After being a clinician in the field of behavioral health most of my career, in 2010 I opened a part-time private psychotherapy practice in conjunction with the full-time work I was doing elsewhere in the field. It has been a very rewarding experience for me being able to help individuals, families, and couples work through their issues in a private clinical environment.
After I was “invited” to leave my full-time directorship position at the largest hospital in New Jersey in 2018, where I supervised 35 psychiatric social workers, I decided to finish a manuscript I had started 2.5 years earlier. My book, When to Call a Therapist, was published in June, 2019. My book focuses on my observations from my private psychotherapy practice that the majority of people seeking mental health treatment get into therapy too late. What I mean by that is people who enter therapy suffer unnecessarily for long periods of time before getting help. My book is for anyone who is considering getting into mental health treatment or who knows someone who would benefit from seeing a therapist. I am very proud of this accomplishment.
In the fall of 2019, I started taking courses at the Institute for Psychoanalytic Studies in New Jersey with the goal of becoming an analyst to add another layer of training to my work with people seeking mental health services. It is an exciting new chapter in my life.
Over the last 10 years as a social worker and clinician, I have grown experientially, not only in my work in large institutions, but as a private practice psychotherapist. Experience is a key factor in any profession, but I believe especially in healthcare and mental health where individuals still feel reluctant to reach out for mental health treatment. Unfortunately, the barrier of stigma still exists. Over the last 10 years, I have been a greater advocate to help reduce the stigma of mental illness and I am working with others to bring parity to both medical and mental health treatment.

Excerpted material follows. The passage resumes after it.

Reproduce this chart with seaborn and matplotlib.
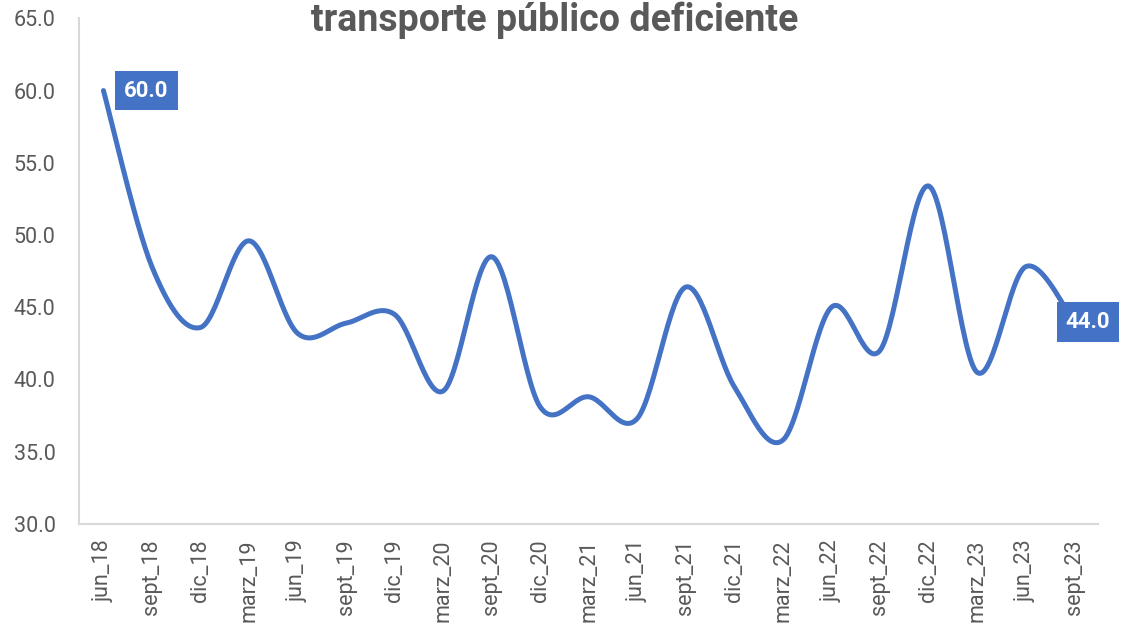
import numpy as np
import pandas as pd
import matplotlib
matplotlib.use("Agg")
import matplotlib.pyplot as plt
import seaborn as sns

# data
periods = ['jun_18', 'sept_18', 'dic_18', 'marz_19', 'jun_19', 'sept_19', 'dic_19',
           'marz_20', 'sept_20', 'dic_20', 'marz_21', 'jun_21', 'sept_21', 'dic_21',
           'marz_22', 'jun_22', 'sept_22', 'dic_22', 'marz_23', 'jun_23', 'sept_23']
values = [60.0, 47.8, 43.6, 49.6, 43.2, 43.9, 44.5,
          39.2, 48.5, 38.1, 38.8, 37.3, 46.4, 39.5,
          35.8, 45.0, 42.0, 53.4, 40.5, 47.8, 44.0]
title = 'transporte público deficiente'
y_ticks = [30, 35, 40, 45, 50, 55, 60, 65]

blue = '#4472C4'
grey = '#595959'

sns.set_theme(style='white')
plt.rcParams['font.family'] = ['Roboto', 'DejaVu Sans']

df = pd.DataFrame({'periodo': periods, 'valor': values})
df['pos'] = np.arange(len(df))


def smooth_line(x, y, n=30):
    '''Excel-like smoothed line: cubic bezier with catmull-rom control points'''
    x = np.asarray(x, float)
    y = np.asarray(y, float)
    xs, ys = [], []
    for i in range(len(x) - 1):
        x0, y0 = (x[i - 1], y[i - 1]) if i > 0 else (x[i], y[i])
        x3, y3 = (x[i + 2], y[i + 2]) if i + 2 < len(x) else (x[i + 1], y[i + 1])
        c1x = x[i] + (x[i + 1] - x0) / 6
        c1y = y[i] + (y[i + 1] - y0) / 6
        c2x = x[i + 1] - (x3 - x[i]) / 6
        c2y = y[i + 1] - (y3 - y[i]) / 6
        t = np.linspace(0, 1, n, endpoint=False)
        b0, b1, b2, b3 = (1 - t) ** 3, 3 * t * (1 - t) ** 2, 3 * t ** 2 * (1 - t), t ** 3
        xs.extend(b0 * x[i] + b1 * c1x + b2 * c2x + b3 * x[i + 1])
        ys.extend(b0 * y[i] + b1 * c1y + b2 * c2y + b3 * y[i + 1])
    xs.append(x[-1])
    ys.append(y[-1])
    return np.array(xs), np.array(ys)


sx, sy = smooth_line(df['pos'], df['valor'])

fig, ax = plt.subplots(figsize=(11.23, 6.32), dpi=100)
fig.subplots_adjust(left=0.0705, right=0.978, top=0.971, bottom=0.171)

sns.lineplot(x=sx, y=sy, sort=False, color=blue, linewidth=3.6,
             solid_capstyle='round', ax=ax)

ax.set_xlim(-0.5, len(periods) - 0.5)
ax.set_ylim(30, 65)
ax.set_yticks(y_ticks)
ax.set_yticklabels([f'{v:.1f}' for v in y_ticks])
ax.set_xticks(df['pos'])
ax.set_xticklabels(periods, rotation=90)
ax.tick_params(axis='y', length=0, pad=17, labelsize=15.5, labelcolor=grey)
ax.tick_params(axis='x', length=0, pad=11, labelsize=15.5, labelcolor=grey)
ax.set_xlabel('')
ax.set_ylabel('')

for side in ['top', 'right']:
    ax.spines[side].set_visible(False)
for side in ['left', 'bottom']:
    ax.spines[side].set_color('#D9D9D9')
    ax.spines[side].set_linewidth(1.5)

# data labels on the first and last point
box = dict(boxstyle='square,pad=0.4', fc=blue, ec='none')
ax.annotate(f'{values[0]:.1f}', xy=(df['pos'].iloc[0], values[0]),
            xytext=(15, 0), textcoords='offset points', ha='left', va='center',
            color='white', fontsize=16, fontweight='bold', bbox=box)
ax.annotate(f'{values[-1]:.1f}', xy=(df['pos'].iloc[-1], values[-1]),
            xytext=(-6, 0), textcoords='offset points', ha='left', va='center',
            color='white', fontsize=16, fontweight='bold', bbox=box,
            annotation_clip=False)

fig.text(0.494, 0.998, title, ha='center', va='top', fontsize=27,
         fontweight='bold', color=grey)

plt.savefig('out.png', dpi=100)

When I was asked to leave my directorship position in the behavioral health department of a large hospital where I worked for four years, at the time I did not realize how much stress I was under until I had time away from that position. I would be “on” the entire day and had a dozen priorities that all needed attention at the same time. Between endless meetings, dozens of phone calls and emails that needed responses, working with my staff around patient and family issues and discharge plans that had collapsed, as well as county community involvement around homelessness and patient services issues, I was not doing my health any favor by running at this pace for so long.
I am now working to build my private practice and accepting referrals in my two offices in northern New Jersey. I have also been working to market my book, When to Call a Therapist, with the hope that people will decided to enter therapy sooner rather than later. And I continue to look forward to my training at the institute so I can effectively help more people in the future.
For me, the last decade has been 10 years of growth, experience, and accomplishments that I never envisioned. Hopefully the next ten years will bring as much joy as the last ten years.
Thank you Thrive Global for allowing me to “take a look back” in time. This was a very cathartic experience!